Given my current touring schedule, it will be some time before I am in a pulpit again.  Thus, it seems a good opportunity to reprint a few pieces I've written for various publications over the past few years.  
The theme for the Fall 2013 Issue of Connect Journal was "Science," and my regular column is called "A View from Elsewhere."
Herewith my submission, with apologies for violations of contractual contracts etc . . . 

Science and . . .  Stuff.

“You don’t see something until you have the metaphor to perceive it.”
--Robert Shaw, Chaos: Making a New Science, 1987

There was a time, a long time in fact, when people honored the God of the Gaps.  In simple terms, when something could not be explained, it was Because God.  Anything one could think of that could not be explained was Because God.  Obviously, as people started to figure out that natural forces created things like rain clouds, the need for praying to a God to bring rain seemed unnecessary on some level and--to some people--downright silly.  And thus, the more we learned about our environment, the less we needed God as an explanation for the gaps.  Hence, the God of the Gaps began to die a slow and quiet death with the advent of the Filler of Gaps: Science.
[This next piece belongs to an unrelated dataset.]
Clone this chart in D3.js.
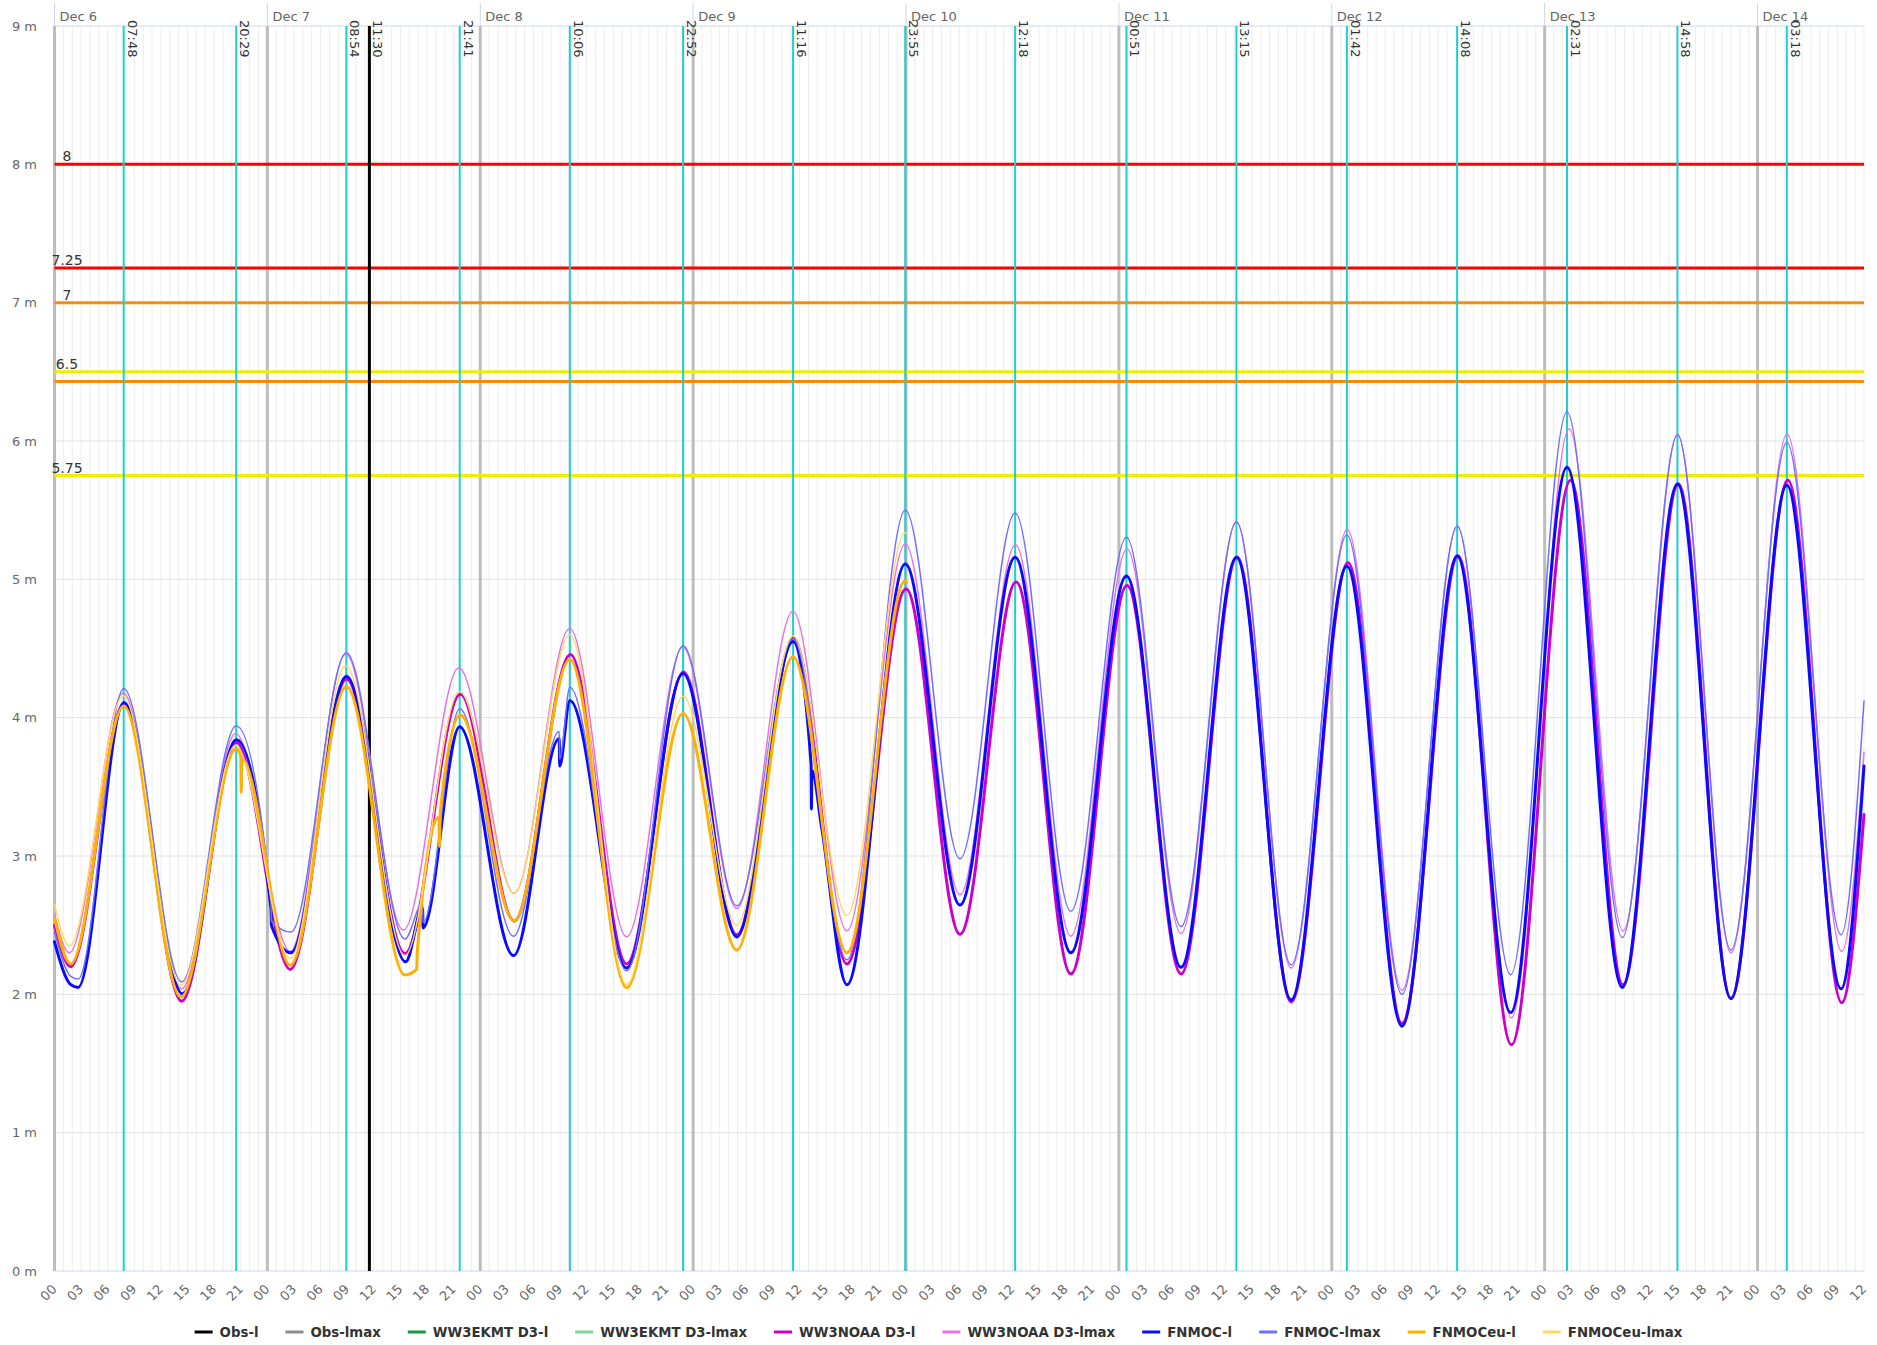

There was also a time when religious folks (i.e. nearly everybody) accepted that God was in everything.  (You know, the One in whom we live and move and have our being?)  But over time we kind of confused being in everything with being in charge of everything.  We lost the notion that God was everywhere to the steady advance of knowledge.  The more we learned, the less we needed God to fill in the gaps.  And if God wasn’t everywhere, and was only where we needed an explanation, well, explanations crowded God out of the picture.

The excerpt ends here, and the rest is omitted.